Re: Personal statement rough draft, please review
Posted: Sat Mar 01, 2014 4:17 pm
by lawschool2014hopeful
Interesting story
#1) Your introduction is just weird (clay and potter), I dont quite see the connection to your story at all, other than you writing something silly because is creative.
#2) I always find distasteful when people claim they are highly intelligent lol. You liked academics sure.
#3) Extremely wordy through, once you have a built a strong image of what you were, no need to keep referring back to the samething
#4) You mentioned your social inability twice
#5) Your realization of being normal could be more dramatic/made more important
#6) I wouldnt mention had women, comes across sexist
#7) Why do you want to advocate for people, doesnt seem to jump out at me with what you wrote so far
#8) Get rid of your clay all together, it doesnt make sense in the beginning nor at the end.
Re: Personal statement rough draft, please review
Posted: Sun Mar 02, 2014 3:51 am
by mach9zero
I hate it as a personal statement.
First, don't ever start with a quote, unless you're entire PS forms around that quote. And even then, don't. Yours doesn't, it's banal, platitudinous, or hackneyed - like three adjectives meaning the same thing. Get rid of it.

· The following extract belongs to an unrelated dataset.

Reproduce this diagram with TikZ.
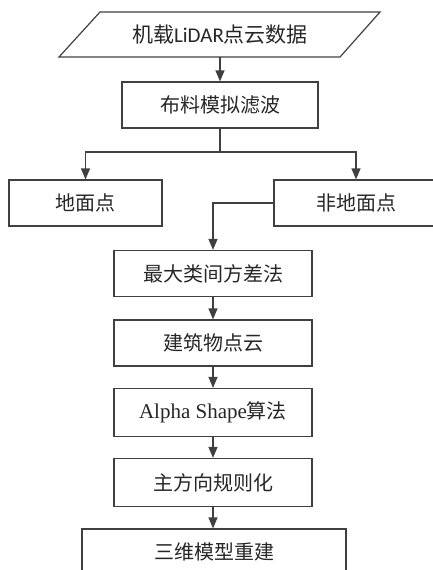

Second, you cast yourself in a negative weird light throughout the entire narrative. The attempts you made to remedy your social awkwardness come off immature. Unless you're defending Pedro of South of the Border, you shouldn't include wearing a sombrero or learning how to small talk your Junior year of college. Becoming a lawyer goes way beyond small talk and from this PS, I don't think you're ready or dedicated enough to commit to law school.
Finally, ls2014 covered you're Why Law paragraph well. It doesn't tie into anything you've done. Don't you think everybody says "I want to advocate for people." Of course they do, few people write "I want to make a shit ton of money, work in a big firm supporting Phillip Morris and Monsanto." Your GPA/LSAT should show you're intelligent - don't explicitly say that to the committee, it's tactless.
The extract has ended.